[What is being asked] Extract all lines from the data beneath that include the word "this".

------ Dataset excerpts

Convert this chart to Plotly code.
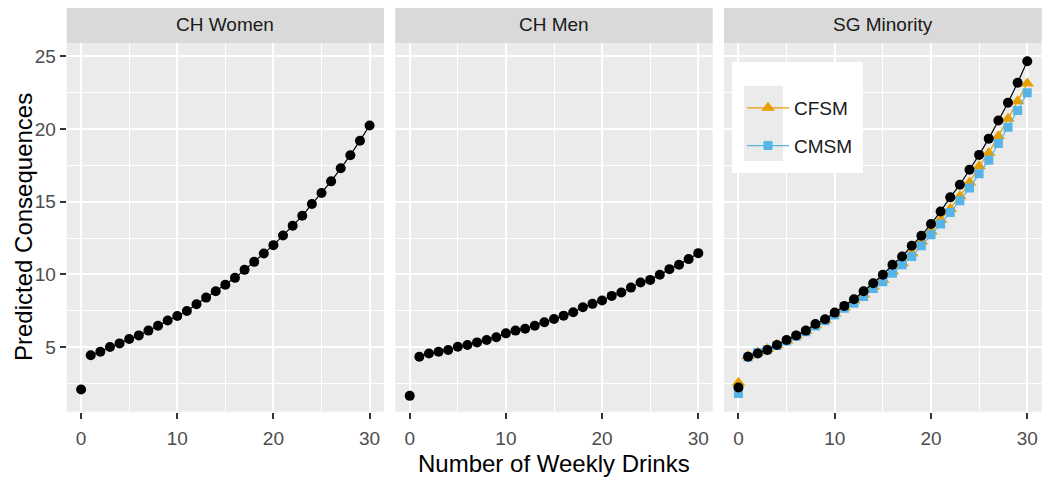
import plotly.graph_objects as go

drinks = list(range(31))

ch_women = [2.08, 4.43, 4.68, 5.00, 5.25, 5.55, 5.80, 6.13, 6.47, 6.82, 7.14,
            7.48, 7.94, 8.40, 8.84, 9.28, 9.76, 10.31, 10.86, 11.44, 12.01,
            12.68, 13.34, 14.03, 14.84, 15.60, 16.40, 17.30, 18.20, 19.20, 20.24]

ch_men = [1.64, 4.33, 4.56, 4.68, 4.79, 5.02, 5.14, 5.32, 5.48, 5.67, 5.94,
          6.13, 6.26, 6.47, 6.70, 6.93, 7.16, 7.39, 7.74, 7.97, 8.20,
          8.52, 8.75, 9.09, 9.44, 9.62, 9.97, 10.36, 10.66, 11.05, 11.46]

sg_minority = [2.22, 4.33, 4.56, 4.79, 5.14, 5.48, 5.80, 6.13, 6.59, 6.91, 7.37,
               7.83, 8.29, 8.84, 9.39, 9.97, 10.66, 11.23, 11.97, 12.66, 13.46,
               14.33, 15.30, 16.17, 17.20, 18.22, 19.34, 20.59, 21.81, 23.19, 24.66]

cfsm = [2.54, 4.38, 4.62, 4.86, 5.15, 5.45, 5.78, 6.10, 6.50, 6.85, 7.28,
        7.72, 8.20, 8.61, 9.16, 9.62, 10.20, 10.77, 11.46, 12.26, 12.95,
        13.76, 14.50, 15.37, 16.33, 17.44, 18.36, 19.50, 20.70, 21.92, 23.14]

cmsm = [1.80, 4.32, 4.60, 4.82, 5.10, 5.42, 5.74, 6.05, 6.45, 6.80, 7.20,
        7.67, 8.01, 8.47, 9.02, 9.50, 10.08, 10.66, 11.23, 11.97, 12.72,
        13.46, 14.26, 15.07, 15.94, 16.93, 17.85, 19.00, 20.12, 21.28, 22.50]

panel_titles = ["CH Women", "CH Men", "SG Minority"]
x_ticks = [0, 10, 20, 30]
y_ticks = [5, 10, 15, 20, 25]

# page body has an 8px margin; lay out in window pixels and convert
OFF = 8
W, H = 1042, 471
def px(x):
    return (x - OFF) / W
def py(y):
    return 1 - (y - OFF) / H

x_domains = [[px(66.7), px(384.0)], [px(395.3), px(712.7)], [px(724.0), px(1041.7)]]
y_domain = [py(411.7), py(43.3)]
strip_top = py(6)

BLACK = "#000000"
ORANGE = "#E69F00"
BLUE = "#56B4E9"

fig = go.Figure()

def add_series(ys, ax, color, symbol, size, name=None, rank=None):
    ya = ax.replace("x", "y")
    # line starts at 1 drink; the 0-drink point stands alone
    fig.add_trace(go.Scatter(x=drinks[1:], y=ys[1:], xaxis=ax, yaxis=ya, mode="lines",
                             showlegend=False, hoverinfo="skip",
                             line=dict(color=color, width=1.2)))
    fig.add_trace(go.Scatter(x=drinks, y=ys, xaxis=ax, yaxis=ya, mode="markers",
                             name=name or "", showlegend=False,
                             marker=dict(symbol=symbol, size=size, color=color)))
    if name:
        # legend entry (line + marker key), no data of its own
        fig.add_trace(go.Scatter(x=[None], y=[None], xaxis=ax, yaxis=ya,
                                 mode="lines+markers", name=name, legendgroup=name,
                                 legendrank=rank, showlegend=True,
                                 line=dict(color=color, width=1.2),
                                 marker=dict(symbol=symbol, size=size, color=color)))

add_series(cfsm, "x3", ORANGE, "triangle-up", 12, "CFSM", 1)
add_series(cmsm, "x3", BLUE, "square", 9, "CMSM", 2)
for i, ys in enumerate([ch_women, ch_men, sg_minority]):
    ax = "x" if i == 0 else "x" + str(i + 1)
    add_series(ys, ax, BLACK, "circle", 10)

axis_common = dict(
    showline=False, zeroline=False,
    gridcolor="white", gridwidth=2,
    ticks="outside", ticklen=6, tickwidth=1.6, tickcolor="#333333",
    tickfont=dict(family="Liberation Sans, Arial", size=19, color="#4D4D4D"),
)

layout = dict(
    width=W, height=H,
    margin=dict(l=0, r=0, t=0, b=0),
    paper_bgcolor="white", plot_bgcolor="#EBEBEB",
    font=dict(family="Liberation Sans, Arial"),
    showlegend=True,
    legend=dict(
        x=px(742), y=py(89), xanchor="left", yanchor="top",
        bgcolor="rgba(0,0,0,0)", borderwidth=0,
        font=dict(family="Liberation Sans, Arial", size=19, color="#1A1A1A"),
        traceorder="grouped", tracegroupgap=10, itemwidth=42,
    ),
)

for i in range(3):
    sfx = "" if i == 0 else str(i + 1)
    layout["xaxis" + sfx] = dict(
        axis_common, domain=x_domains[i], range=[-1.5, 31.5],
        tickvals=x_ticks, anchor="y" + sfx, ticklabelstandoff=3,
        minor=dict(tick0=5, dtick=10, showgrid=True, gridcolor="white", gridwidth=1, ticks=""),
    )
    layout["yaxis" + sfx] = dict(
        axis_common, domain=y_domain, range=[0.55, 25.9],
        tickvals=y_ticks, anchor="x" + sfx,
        showticklabels=(i == 0),
        ticks="outside" if i == 0 else "",
        minor=dict(tick0=2.5, dtick=5, showgrid=True, gridcolor="white", gridwidth=1, ticks=""),
    )
    if i > 0:
        layout["yaxis" + sfx]["matches"] = "y"

fig.update_layout(**layout)

shapes = []
annotations = []
for i, t in enumerate(panel_titles):
    shapes.append(dict(type="rect", xref="paper", yref="paper",
                       x0=x_domains[i][0], x1=x_domains[i][1], y0=y_domain[1], y1=strip_top,
                       fillcolor="#D9D9D9", line=dict(width=0), layer="below"))
    annotations.append(dict(text=t, xref="paper", yref="paper",
                            x=(x_domains[i][0] + x_domains[i][1]) / 2,
                            y=(y_domain[1] + strip_top) / 2,
                            showarrow=False, xanchor="center", yanchor="middle",
                            font=dict(size=19, color="#1A1A1A")))

# legend box background and key background
shapes.append(dict(type="rect", xref="paper", yref="paper",
                   x0=px(732), x1=px(863), y0=py(173), y1=py(62),
                   fillcolor="white", line=dict(width=0), layer="above"))
shapes.append(dict(type="rect", xref="paper", yref="paper",
                   x0=px(744), x1=px(783), y0=py(161), y1=py(86),
                   fillcolor="#EBEBEB", line=dict(width=0), layer="above"))

annotations.append(dict(text="Number of Weekly Drinks", xref="paper", yref="paper",
                        x=px(554), y=py(463), showarrow=False,
                        xanchor="center", yanchor="middle",
                        font=dict(size=24, color="#000000")))
annotations.append(dict(text="Predicted Consequences", xref="paper", yref="paper",
                        x=px(8), y=py(227.5), showarrow=False, textangle=-90,
                        xanchor="left", yanchor="middle",
                        font=dict(size=24, color="#000000")))

fig.update_layout(shapes=shapes, annotations=annotations)

fig.write_html("out.html")
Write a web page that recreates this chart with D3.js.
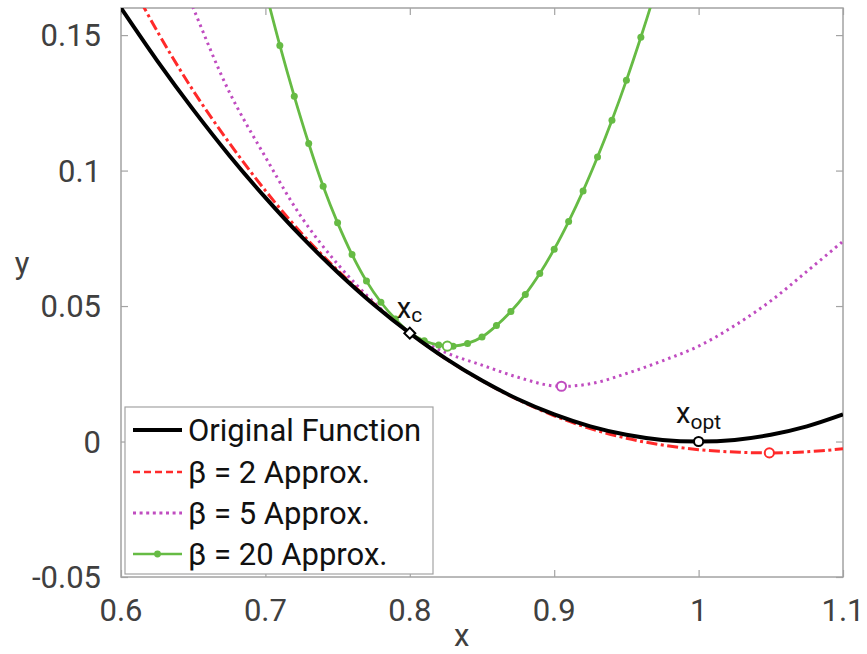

------------

[Result]
Convert this chart to Plotly code.
Write a web page that recreates this chart with D3.js.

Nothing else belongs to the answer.